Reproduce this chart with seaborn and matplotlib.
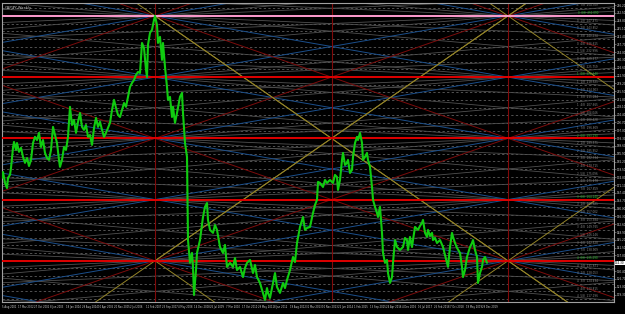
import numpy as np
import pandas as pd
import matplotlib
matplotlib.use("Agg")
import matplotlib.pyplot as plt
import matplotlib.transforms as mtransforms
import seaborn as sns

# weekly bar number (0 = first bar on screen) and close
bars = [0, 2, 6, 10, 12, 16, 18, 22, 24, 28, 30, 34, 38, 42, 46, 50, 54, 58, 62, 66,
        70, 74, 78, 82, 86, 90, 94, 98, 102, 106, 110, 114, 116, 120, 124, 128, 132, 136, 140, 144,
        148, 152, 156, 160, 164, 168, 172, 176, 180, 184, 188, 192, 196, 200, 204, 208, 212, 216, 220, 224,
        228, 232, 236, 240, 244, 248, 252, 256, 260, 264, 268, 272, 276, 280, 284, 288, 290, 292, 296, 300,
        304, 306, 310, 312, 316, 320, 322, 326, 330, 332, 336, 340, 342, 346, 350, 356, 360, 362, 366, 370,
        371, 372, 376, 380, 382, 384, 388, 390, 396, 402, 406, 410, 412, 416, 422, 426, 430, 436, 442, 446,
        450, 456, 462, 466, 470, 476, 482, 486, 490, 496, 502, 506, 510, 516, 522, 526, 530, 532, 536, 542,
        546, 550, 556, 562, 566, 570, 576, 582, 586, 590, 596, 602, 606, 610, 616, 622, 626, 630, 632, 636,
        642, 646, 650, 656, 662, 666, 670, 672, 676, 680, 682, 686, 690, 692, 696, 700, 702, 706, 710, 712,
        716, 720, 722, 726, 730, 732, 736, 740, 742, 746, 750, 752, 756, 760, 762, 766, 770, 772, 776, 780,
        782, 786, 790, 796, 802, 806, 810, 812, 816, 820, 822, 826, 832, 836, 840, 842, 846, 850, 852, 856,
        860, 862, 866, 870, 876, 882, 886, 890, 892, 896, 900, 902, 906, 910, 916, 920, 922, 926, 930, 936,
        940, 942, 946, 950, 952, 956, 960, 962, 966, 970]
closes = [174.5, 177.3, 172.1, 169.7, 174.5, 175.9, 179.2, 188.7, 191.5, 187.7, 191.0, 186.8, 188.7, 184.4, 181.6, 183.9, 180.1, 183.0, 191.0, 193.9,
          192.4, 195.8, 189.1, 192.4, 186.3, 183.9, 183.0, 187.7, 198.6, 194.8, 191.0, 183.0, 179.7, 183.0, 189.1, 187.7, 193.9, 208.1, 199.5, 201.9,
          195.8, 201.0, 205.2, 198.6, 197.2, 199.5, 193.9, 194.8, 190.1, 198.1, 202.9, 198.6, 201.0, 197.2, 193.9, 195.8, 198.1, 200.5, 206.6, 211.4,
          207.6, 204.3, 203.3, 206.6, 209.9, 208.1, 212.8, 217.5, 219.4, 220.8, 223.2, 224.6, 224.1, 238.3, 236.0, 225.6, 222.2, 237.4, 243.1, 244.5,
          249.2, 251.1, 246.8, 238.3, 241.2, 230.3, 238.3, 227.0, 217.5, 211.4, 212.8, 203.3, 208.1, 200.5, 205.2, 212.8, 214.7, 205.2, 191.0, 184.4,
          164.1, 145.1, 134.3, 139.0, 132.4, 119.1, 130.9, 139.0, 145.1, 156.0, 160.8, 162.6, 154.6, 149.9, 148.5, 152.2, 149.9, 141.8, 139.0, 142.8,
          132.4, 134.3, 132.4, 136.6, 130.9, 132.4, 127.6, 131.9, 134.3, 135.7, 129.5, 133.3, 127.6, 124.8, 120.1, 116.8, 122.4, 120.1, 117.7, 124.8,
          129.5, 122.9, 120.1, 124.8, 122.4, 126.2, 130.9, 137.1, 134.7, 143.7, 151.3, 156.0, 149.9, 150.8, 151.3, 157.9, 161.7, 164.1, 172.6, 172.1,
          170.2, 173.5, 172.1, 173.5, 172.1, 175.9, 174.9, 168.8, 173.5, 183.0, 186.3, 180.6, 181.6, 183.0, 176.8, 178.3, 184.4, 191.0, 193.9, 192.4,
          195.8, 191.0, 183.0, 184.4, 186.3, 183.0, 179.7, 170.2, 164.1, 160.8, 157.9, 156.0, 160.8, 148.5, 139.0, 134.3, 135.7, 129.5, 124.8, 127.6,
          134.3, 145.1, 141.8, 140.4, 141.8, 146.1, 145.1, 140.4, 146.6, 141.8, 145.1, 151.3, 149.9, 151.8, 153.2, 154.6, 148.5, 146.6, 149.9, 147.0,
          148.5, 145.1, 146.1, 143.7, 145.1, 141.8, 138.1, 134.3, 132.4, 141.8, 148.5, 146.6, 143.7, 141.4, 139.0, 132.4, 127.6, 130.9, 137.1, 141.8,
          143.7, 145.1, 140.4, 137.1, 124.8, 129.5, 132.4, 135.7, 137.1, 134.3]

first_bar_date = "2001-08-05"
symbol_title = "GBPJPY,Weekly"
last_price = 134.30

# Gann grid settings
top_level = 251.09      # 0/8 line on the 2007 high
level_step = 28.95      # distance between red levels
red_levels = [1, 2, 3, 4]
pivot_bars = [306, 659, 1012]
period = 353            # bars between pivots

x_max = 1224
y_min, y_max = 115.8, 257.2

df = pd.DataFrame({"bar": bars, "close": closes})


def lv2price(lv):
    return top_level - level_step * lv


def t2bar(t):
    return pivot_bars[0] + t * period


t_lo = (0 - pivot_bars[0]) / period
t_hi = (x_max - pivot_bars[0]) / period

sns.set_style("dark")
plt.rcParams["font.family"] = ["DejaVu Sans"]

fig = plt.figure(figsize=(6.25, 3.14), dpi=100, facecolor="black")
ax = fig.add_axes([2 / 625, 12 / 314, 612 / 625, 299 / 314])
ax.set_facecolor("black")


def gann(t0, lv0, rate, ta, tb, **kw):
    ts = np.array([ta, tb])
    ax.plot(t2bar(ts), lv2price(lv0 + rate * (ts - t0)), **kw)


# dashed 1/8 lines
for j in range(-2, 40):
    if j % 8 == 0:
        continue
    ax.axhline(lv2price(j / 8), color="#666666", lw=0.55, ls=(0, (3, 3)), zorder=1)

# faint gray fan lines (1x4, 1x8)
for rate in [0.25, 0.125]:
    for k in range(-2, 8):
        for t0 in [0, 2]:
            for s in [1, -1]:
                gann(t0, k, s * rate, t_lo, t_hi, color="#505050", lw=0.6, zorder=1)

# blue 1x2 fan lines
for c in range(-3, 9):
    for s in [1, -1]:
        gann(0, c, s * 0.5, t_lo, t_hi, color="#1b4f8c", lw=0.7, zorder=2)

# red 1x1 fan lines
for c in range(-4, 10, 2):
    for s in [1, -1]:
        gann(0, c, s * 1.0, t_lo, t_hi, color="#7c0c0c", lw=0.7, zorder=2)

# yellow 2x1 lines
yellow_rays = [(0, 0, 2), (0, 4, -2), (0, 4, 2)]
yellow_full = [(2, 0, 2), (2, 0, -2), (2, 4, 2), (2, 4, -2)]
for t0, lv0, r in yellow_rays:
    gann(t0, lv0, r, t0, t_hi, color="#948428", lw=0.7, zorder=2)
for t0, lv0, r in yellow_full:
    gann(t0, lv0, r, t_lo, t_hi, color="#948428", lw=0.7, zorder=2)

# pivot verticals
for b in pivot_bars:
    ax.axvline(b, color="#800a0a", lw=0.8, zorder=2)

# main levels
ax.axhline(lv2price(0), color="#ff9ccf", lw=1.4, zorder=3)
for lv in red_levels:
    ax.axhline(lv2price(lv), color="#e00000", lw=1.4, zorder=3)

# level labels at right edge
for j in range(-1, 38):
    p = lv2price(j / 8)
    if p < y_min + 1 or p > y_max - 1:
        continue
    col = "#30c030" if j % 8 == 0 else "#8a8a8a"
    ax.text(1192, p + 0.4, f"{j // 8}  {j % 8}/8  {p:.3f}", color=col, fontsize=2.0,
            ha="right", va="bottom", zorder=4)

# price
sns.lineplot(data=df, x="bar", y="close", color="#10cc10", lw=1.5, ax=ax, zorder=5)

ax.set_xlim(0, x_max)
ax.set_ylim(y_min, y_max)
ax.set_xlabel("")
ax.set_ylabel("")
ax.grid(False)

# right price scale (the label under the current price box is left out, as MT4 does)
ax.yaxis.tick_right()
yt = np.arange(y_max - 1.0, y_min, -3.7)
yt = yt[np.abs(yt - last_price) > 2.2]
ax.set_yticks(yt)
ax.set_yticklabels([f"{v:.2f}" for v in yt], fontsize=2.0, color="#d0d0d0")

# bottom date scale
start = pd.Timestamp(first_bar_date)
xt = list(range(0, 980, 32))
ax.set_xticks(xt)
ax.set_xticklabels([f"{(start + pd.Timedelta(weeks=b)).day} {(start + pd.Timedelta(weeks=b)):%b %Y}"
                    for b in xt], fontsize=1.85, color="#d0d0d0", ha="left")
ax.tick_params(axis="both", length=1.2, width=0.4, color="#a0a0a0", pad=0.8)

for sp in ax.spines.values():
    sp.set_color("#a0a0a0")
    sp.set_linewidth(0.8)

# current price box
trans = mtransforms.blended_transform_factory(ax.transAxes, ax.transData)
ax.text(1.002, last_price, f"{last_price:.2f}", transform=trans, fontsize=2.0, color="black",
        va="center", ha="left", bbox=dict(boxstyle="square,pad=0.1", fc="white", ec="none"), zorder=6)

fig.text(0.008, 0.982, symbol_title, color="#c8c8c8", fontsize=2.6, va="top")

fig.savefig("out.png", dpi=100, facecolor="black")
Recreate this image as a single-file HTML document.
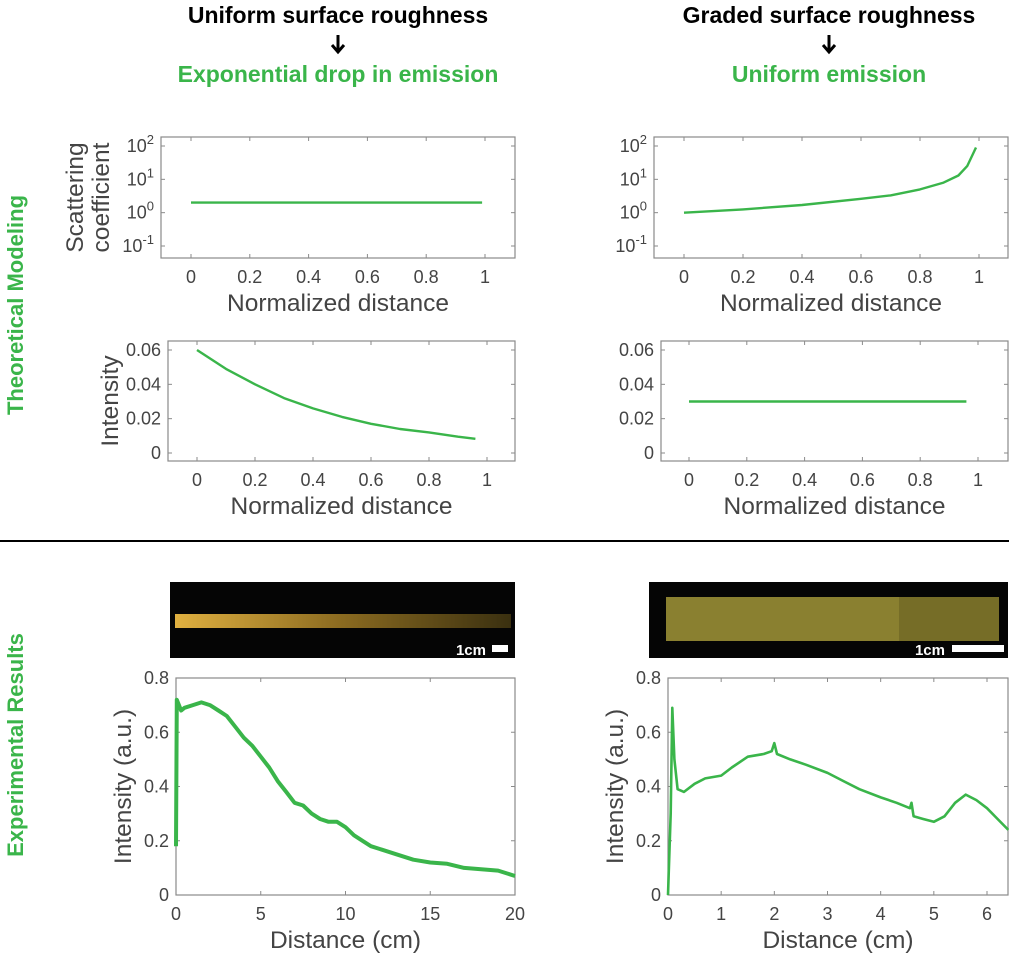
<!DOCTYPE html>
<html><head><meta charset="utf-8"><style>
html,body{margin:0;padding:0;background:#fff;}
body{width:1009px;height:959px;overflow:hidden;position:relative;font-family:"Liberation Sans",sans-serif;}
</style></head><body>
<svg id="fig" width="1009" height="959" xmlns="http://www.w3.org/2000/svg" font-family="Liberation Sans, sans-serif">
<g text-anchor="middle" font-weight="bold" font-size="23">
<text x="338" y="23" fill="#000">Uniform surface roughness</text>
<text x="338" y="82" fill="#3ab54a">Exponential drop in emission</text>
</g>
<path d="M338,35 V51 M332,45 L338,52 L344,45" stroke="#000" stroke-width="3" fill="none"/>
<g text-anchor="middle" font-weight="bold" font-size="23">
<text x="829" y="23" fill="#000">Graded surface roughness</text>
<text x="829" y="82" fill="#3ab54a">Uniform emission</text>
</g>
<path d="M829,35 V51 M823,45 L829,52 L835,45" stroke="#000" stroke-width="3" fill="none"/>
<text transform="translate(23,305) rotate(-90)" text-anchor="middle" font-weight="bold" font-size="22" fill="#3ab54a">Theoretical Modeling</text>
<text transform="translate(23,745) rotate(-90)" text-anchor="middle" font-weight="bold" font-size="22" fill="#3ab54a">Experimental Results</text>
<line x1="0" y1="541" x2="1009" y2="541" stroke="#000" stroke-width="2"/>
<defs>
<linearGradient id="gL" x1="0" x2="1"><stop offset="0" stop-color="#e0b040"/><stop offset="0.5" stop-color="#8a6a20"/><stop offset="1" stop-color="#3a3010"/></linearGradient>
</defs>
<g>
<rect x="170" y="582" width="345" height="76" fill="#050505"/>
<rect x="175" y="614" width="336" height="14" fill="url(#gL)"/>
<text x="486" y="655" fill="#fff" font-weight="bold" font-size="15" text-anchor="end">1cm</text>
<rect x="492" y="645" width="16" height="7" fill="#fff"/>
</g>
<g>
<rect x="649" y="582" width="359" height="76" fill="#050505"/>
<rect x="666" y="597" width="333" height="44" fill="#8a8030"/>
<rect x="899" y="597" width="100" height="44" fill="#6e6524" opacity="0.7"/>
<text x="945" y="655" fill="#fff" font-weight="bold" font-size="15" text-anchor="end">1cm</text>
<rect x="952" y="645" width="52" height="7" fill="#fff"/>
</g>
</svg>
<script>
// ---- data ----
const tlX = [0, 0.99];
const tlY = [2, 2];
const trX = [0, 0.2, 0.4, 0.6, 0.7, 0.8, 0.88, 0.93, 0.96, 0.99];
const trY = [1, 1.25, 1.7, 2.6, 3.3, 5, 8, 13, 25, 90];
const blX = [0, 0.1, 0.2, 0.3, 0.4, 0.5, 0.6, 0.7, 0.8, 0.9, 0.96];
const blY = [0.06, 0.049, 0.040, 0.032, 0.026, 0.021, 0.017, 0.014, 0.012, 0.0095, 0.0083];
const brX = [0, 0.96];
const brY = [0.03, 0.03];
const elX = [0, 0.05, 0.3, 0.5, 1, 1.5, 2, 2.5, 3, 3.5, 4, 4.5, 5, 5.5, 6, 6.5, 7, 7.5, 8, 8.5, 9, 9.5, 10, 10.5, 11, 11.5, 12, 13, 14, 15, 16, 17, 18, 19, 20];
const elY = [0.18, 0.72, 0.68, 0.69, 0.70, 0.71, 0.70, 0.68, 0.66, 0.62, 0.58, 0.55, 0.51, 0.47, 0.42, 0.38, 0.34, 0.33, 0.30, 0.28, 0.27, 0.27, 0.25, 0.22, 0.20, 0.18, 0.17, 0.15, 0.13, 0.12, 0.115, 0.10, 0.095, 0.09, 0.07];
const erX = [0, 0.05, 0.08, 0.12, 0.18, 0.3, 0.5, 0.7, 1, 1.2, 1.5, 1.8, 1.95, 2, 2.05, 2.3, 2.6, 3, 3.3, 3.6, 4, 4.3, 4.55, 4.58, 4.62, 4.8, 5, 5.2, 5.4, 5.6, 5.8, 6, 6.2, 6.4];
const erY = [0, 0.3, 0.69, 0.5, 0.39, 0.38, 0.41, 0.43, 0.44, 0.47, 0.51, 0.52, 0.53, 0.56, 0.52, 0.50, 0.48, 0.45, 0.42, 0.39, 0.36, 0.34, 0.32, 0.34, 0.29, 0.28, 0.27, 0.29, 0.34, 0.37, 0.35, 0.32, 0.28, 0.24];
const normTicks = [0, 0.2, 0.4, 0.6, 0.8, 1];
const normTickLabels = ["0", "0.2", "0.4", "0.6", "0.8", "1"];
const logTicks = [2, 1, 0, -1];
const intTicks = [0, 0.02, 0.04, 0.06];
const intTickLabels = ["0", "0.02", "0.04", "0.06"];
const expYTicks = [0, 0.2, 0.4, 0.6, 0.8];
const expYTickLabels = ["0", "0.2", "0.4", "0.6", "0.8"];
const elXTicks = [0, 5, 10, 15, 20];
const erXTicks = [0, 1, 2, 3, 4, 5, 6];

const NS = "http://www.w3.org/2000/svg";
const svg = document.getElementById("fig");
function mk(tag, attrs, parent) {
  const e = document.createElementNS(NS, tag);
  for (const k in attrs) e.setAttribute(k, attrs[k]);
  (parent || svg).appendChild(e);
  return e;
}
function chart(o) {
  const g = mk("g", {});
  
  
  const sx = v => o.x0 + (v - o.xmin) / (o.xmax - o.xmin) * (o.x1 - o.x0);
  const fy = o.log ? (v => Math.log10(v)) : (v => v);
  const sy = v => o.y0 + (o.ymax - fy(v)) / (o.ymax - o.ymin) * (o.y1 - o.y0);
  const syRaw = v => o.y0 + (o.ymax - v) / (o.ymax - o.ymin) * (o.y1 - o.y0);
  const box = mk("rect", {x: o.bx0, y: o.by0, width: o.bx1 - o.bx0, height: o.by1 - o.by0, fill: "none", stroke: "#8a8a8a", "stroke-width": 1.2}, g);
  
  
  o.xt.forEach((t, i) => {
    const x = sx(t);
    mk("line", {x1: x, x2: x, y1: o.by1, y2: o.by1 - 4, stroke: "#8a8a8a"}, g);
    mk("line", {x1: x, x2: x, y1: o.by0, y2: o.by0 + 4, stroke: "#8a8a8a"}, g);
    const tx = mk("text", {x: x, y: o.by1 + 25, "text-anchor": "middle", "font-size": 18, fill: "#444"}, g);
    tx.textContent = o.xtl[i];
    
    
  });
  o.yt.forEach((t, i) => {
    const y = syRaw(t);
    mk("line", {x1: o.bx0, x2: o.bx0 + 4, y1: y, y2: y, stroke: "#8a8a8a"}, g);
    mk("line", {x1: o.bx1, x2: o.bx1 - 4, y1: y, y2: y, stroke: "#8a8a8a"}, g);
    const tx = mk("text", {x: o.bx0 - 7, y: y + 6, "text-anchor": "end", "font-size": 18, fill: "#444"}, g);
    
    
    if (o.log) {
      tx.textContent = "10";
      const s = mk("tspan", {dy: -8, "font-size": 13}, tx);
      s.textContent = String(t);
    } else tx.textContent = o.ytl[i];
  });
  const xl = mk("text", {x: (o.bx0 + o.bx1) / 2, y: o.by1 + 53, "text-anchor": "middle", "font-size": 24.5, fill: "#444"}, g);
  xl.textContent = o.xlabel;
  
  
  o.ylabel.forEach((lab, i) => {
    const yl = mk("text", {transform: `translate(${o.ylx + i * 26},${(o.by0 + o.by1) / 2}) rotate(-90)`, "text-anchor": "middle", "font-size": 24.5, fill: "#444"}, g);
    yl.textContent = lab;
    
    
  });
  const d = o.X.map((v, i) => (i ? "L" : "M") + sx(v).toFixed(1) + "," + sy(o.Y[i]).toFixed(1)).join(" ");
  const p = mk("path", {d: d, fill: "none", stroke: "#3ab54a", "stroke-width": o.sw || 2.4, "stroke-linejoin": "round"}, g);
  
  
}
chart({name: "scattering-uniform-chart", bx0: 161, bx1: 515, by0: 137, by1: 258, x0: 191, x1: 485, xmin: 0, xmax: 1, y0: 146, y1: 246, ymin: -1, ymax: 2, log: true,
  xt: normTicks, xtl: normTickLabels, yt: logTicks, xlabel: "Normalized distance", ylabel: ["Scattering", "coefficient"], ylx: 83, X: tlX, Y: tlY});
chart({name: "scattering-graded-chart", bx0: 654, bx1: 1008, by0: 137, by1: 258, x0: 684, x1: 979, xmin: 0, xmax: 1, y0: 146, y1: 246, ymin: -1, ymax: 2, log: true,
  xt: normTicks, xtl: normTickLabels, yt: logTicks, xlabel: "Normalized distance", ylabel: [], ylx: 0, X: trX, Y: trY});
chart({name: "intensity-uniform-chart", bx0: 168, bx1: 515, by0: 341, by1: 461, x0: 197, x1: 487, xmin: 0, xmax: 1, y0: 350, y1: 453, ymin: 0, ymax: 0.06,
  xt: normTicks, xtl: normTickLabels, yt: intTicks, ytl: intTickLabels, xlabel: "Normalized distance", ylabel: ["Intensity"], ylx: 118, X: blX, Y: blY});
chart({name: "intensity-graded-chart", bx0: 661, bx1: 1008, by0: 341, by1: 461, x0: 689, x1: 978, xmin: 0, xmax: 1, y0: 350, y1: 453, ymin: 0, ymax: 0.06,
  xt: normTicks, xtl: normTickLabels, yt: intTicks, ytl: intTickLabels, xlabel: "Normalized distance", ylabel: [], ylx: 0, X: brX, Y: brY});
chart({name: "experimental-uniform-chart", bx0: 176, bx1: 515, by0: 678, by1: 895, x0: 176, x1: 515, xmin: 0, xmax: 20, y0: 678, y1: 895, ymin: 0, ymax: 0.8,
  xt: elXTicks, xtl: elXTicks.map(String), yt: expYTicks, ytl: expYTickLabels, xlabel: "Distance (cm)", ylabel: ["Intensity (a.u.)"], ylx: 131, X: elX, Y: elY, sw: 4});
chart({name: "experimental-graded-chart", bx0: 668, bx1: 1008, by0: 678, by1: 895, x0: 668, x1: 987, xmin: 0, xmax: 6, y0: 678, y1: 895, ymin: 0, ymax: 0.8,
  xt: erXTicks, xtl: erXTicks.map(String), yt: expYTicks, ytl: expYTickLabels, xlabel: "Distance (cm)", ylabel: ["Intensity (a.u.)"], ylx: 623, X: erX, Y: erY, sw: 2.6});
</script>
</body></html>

* * * * * * * * *

## GIVEN EXERCISE
Please give again the entries word for word, starting at the first line and ending with the line that contains "import seaborn as sns"; include both of those lines but none of the pictures.

## OUTPUT OF THE TASK
Reproduce this chart with seaborn and matplotlib.
import numpy as np
import pandas as pd
import matplotlib
matplotlib.use("Agg")
import matplotlib.pyplot as plt
import matplotlib.transforms as mtransforms
import seaborn as sns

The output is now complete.